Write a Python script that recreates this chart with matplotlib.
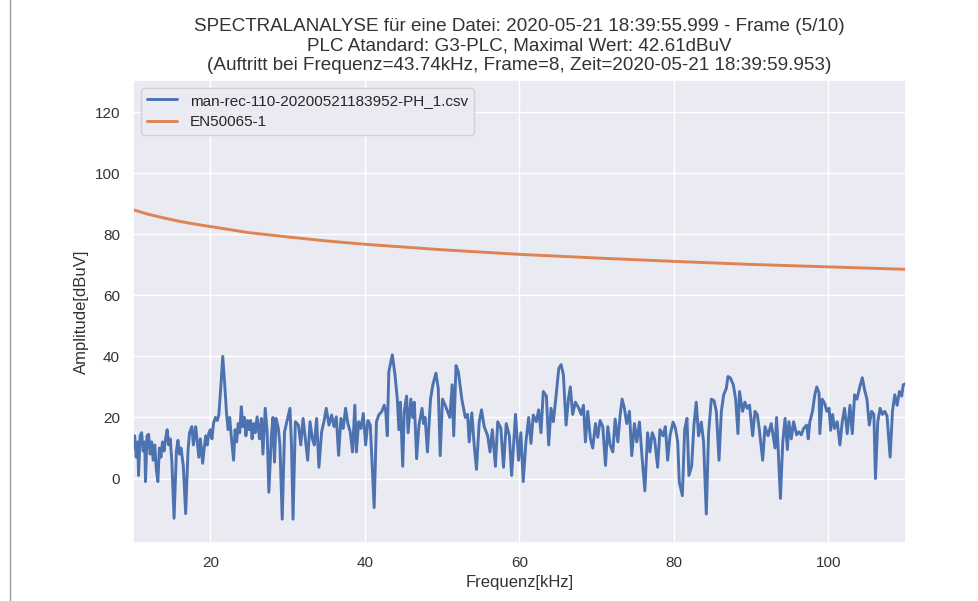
import matplotlib
matplotlib.use("Agg")
import matplotlib.pyplot as plt
import seaborn as sns
from matplotlib.lines import Line2D

# spectrum (frequency in kHz, amplitude in dBuV)
freq_khz = [
    10.0, 10.2, 10.4, 10.6, 10.7, 10.9, 11.1, 11.3, 11.5, 11.6, 11.8, 12.0, 12.2, 12.4, 12.6,
    12.8, 13.0, 13.2, 13.4, 13.6, 13.8, 14.0, 14.2, 14.4, 14.6, 14.8, 15.0, 15.3, 15.6, 15.8,
    16.0, 16.2, 16.5, 16.8, 17.1, 17.3, 17.6, 17.8, 18.1, 18.3, 18.5, 18.7, 19.0, 19.2, 19.4,
    19.6, 19.8, 20.0, 20.2, 20.4, 20.65, 20.9, 21.1, 21.35, 21.6, 21.85, 22.1, 22.3, 22.5, 22.7,
    23.0, 23.2, 23.4, 23.6, 23.8, 24.0, 24.2, 24.4, 24.6, 24.8, 25.0, 25.2, 25.4, 25.6, 25.8,
    26.05, 26.36, 26.6, 26.8, 27.1, 27.35, 27.57, 27.9, 28.1, 28.3, 28.5, 28.8, 29.0, 29.3, 29.6,
    29.9, 30.3, 30.5, 30.7, 31.0, 31.4, 31.7, 32.0, 32.3, 32.6, 32.9, 33.2, 33.45, 33.75, 34.05,
    34.4, 34.7, 35.0, 35.35, 35.7, 36.0, 36.3, 36.6, 36.9, 37.2, 37.5, 37.8, 38.1, 38.4, 38.7,
    38.9, 39.2, 39.5, 39.8, 40.1, 40.4, 40.7, 41.2, 41.5, 41.8, 42.2, 42.5, 42.7, 42.9, 43.1,
    43.55, 43.9, 44.2, 44.4, 44.6, 44.9, 45.1, 45.4, 45.6, 45.95, 46.2, 46.4, 46.7, 47.0, 47.4,
    47.6, 47.8, 48.1, 48.5, 48.8, 49.2, 49.5, 49.75, 50.05, 50.4, 50.7, 51.0, 51.3, 51.5, 51.8,
    52.1, 52.55, 53.0, 53.3, 53.5, 53.85, 54.15, 54.45, 54.8, 55.1, 55.45, 55.9, 56.2, 56.5, 56.9,
    57.2, 57.6, 57.95, 58.3, 58.7, 59.0, 59.5, 59.9, 60.2, 60.5, 60.85, 61.2, 61.5, 61.8, 62.2,
    62.5, 62.8, 63.1, 63.5, 63.8, 64.1, 64.4, 64.75, 65.1, 65.4, 65.7, 66.05, 66.35, 66.6, 66.9,
    67.25, 67.7, 68.0, 68.3, 68.55, 68.85, 69.2, 69.5, 69.85, 70.15, 70.45, 70.8, 71.15, 71.45, 71.75,
    72.1, 72.4, 72.75, 73.05, 73.3, 73.6, 73.9, 74.25, 74.55, 74.9, 75.2, 75.55, 75.9, 76.25, 76.6,
    76.9, 77.2, 77.5, 77.9, 78.2, 78.6, 78.9, 79.2, 79.5, 79.9, 80.2, 80.5, 80.7, 81.1, 81.4,
    81.7, 81.95, 82.3, 82.6, 82.9, 83.2, 83.55, 83.85, 84.2, 84.5, 84.85, 85.2, 85.5, 85.85, 86.15,
    86.45, 86.8, 87.0, 87.3, 87.7, 88.0, 88.3, 88.5, 88.9, 89.2, 89.5, 89.8, 90.2, 90.5, 90.8,
    91.1, 91.5, 91.8, 92.2, 92.6, 93.1, 93.3, 93.5, 93.8, 94.1, 94.4, 94.7, 94.9, 95.2, 95.5,
    95.9, 96.2, 96.5, 96.8, 97.2, 97.4, 97.6, 97.95, 98.25, 98.5, 98.8, 98.9, 99.2, 99.55, 99.8,
    100.1, 100.3, 100.55, 100.8, 101.15, 101.5, 101.8, 102.1, 102.45, 102.8, 103.1, 103.4, 103.7, 104.1, 104.4,
    104.7, 105.0, 105.3, 105.6, 105.9, 106.1, 106.4, 106.7, 107.0, 107.3, 107.6, 108.0, 108.3, 108.6, 108.9,
    109.2, 109.5, 109.7, 110.0,
]
amp_dbuv = [
    10, 14, 7, 12, 1, 14, 15, 9, 12, -1, 14, 14.5, 8, 12, 6,
    11, 3, -1, 10, 7, 12, 9, 13, 16, 11, 13, 6, -13, 9, 12.5,
    8, 10, 4, -11.5, 9, 15, 17, 11, 17, 12, 7, 13, 5, 10, 14,
    11, 15, 16, 13, 18, 20, 19, 21, 30, 40, 31, 21, 16, 20, 14,
    6, 16, 12, 18, 15, 23.5, 17, 20, 14, 19, 16, 19, 13, 18, 15,
    20.2, 13, 19.7, 8, 23, 15.3, -4.5, 14, 20, 5.4, 19.7, 16.4, 11, -13.3, 15.3,
    18.6, 23, 11, -13.3, 18.6, 17.5, 11, 19.7, 13, 6, 18.6, 13, 11, 19.7, 3.7,
    15.3, 18.6, 23, 17.5, 20.8, 17, 20.2, 7.6, 19.7, 16.4, 23, 18, 15.3, 8.7, 24,
    8.7, 18.6, 16.4, 21.3, 11, 19, 17.5, -9.5, 18.6, 20.8, 22, 24, 22, 14, 35,
    40.5, 34, 26, 16, 25, 4, 22, 27, 15, 26, 20, 25, 6.5, 17.5, 23,
    18, 20, 8.7, 26, 30.7, 34.5, 29.5, 7.5, 26, 24, 22, 20, 30.7, 14, 37,
    35, 26, 20, 21, 12, 21.5, 11, 3, 18.5, 22.5, 17, 14, 8.7, 16, 4,
    18.6, 16.5, 3.7, 18, 14, 1, 21, 6, 15, -1, 12, 20, 11.5, 20.8, 18.6,
    22.5, 15, 28.5, 27, 11, 23, 18.6, 27, 36, 37.3, 34, 17.5, 26, 30, 21,
    25, 23, 21, 24, 12, 22, 13, 10, 18, 13.5, 19, 17, 4.3, 17, 11,
    8.7, 19.5, 12, 20.8, 26, 23, 18, 22, 7.5, 18, 12, 18.5, 6.5, -4, 15,
    8.7, 15, 13, 3.7, 16, 14, 17, 6, 14, 18.5, 16.5, 12, -1, -5.6, 16,
    19.7, 1, 4, 17.5, 25, 14, 18.5, 12, -11.6, 15, 26, 25.5, 22, 6, 22,
    27.4, 29.6, 33.4, 33, 30.7, 26, 14.7, 28.5, 22, 25, 23, 24, 14, 22, 21,
    15.3, 6, 17, 14, 18, 10, 20, 10, -6.5, 12, 19.7, 9.5, 18.6, 13, 18.6,
    14.3, 15.3, 14.3, 16.4, 17.5, 13, 18.5, 22, 27.4, 30, 28, 14.7, 26, 24.5, 22,
    23, 15.8, 21, 16.4, 18.6, 11, 18.6, 23, 14.7, 24, 14.7, 27.4, 26, 30.3, 33,
    29, 26, 17.5, 22, 21, 0, 18.6, 23, 21, 22, 20.5, 7, 22, 27.4, 24,
    28.5, 27, 30.7, 31,
]

# EN50065-1 limit
limit_freq_khz = [10, 12, 14, 16, 18, 20, 25, 30, 35, 40, 50, 60, 70, 80, 90, 100, 110]
limit_dbuv = [88.0, 86.5, 85.3, 84.2, 83.3, 82.5, 80.5, 79.1, 77.8, 76.7, 74.9, 73.4, 72.2, 71.1, 70.1, 69.3, 68.5]

title_lines = [
    "SPECTRALANALYSE für eine Datei: 2020-05-21 18:39:55.999 - Frame (5/10)",
    "PLC Atandard: G3-PLC, Maximal Wert: 42.61dBuV",
    "(Auftritt bei Frequenz=43.74kHz, Frame=8, Zeit=2020-05-21 18:39:59.953)",
]

sns.set_theme(style="darkgrid")
plt.rcParams["font.family"] = ["Liberation Sans", "DejaVu Sans"]

fig = plt.figure(figsize=(9.79, 6.01), dpi=100)
ax = fig.add_axes([0.136, 0.097, 0.789, 0.77])

ax.plot(freq_khz, amp_dbuv, color="#4C72B0", linewidth=2.1,
        label="man-rec-110-20200521183952-PH_1.csv")
ax.plot(limit_freq_khz, limit_dbuv, color="#DD8452", linewidth=2.1, label="EN50065-1")

ax.set_xlim(10, 110)
ax.set_ylim(-21, 130.5)
ax.set_xticks([20, 40, 60, 80, 100])
ax.set_yticks([0, 20, 40, 60, 80, 100, 120])
ax.tick_params(labelsize=11, colors="#333333")

ax.set_xlabel("Frequenz[kHz]", fontsize=12, color="#333333")
ax.set_ylabel("Amplitude[dBuV]", fontsize=12, color="#333333")
ax.set_title("\n".join(title_lines), fontsize=13.6, color="#333333", pad=7)

ax.legend(loc="upper left", fontsize=11)

# thin border line at the left edge of the screenshot
fig.add_artist(Line2D([0.0105, 0.0105], [0.0, 1.0], transform=fig.transFigure,
                      color="#999999", linewidth=1))

fig.savefig("out.png", dpi=100)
::::::::::
• [Task statement]:
Repeat the lines of the listing above verbatim, beginning at its first line and ending at the line containing "from matplotlib.lines import Line2D", which is included. Omit pictures.

• [Response]:
Write a Python script that recreates this chart with matplotlib.
import matplotlib
matplotlib.use("Agg")
import matplotlib.pyplot as plt
import seaborn as sns
from matplotlib.lines import Line2D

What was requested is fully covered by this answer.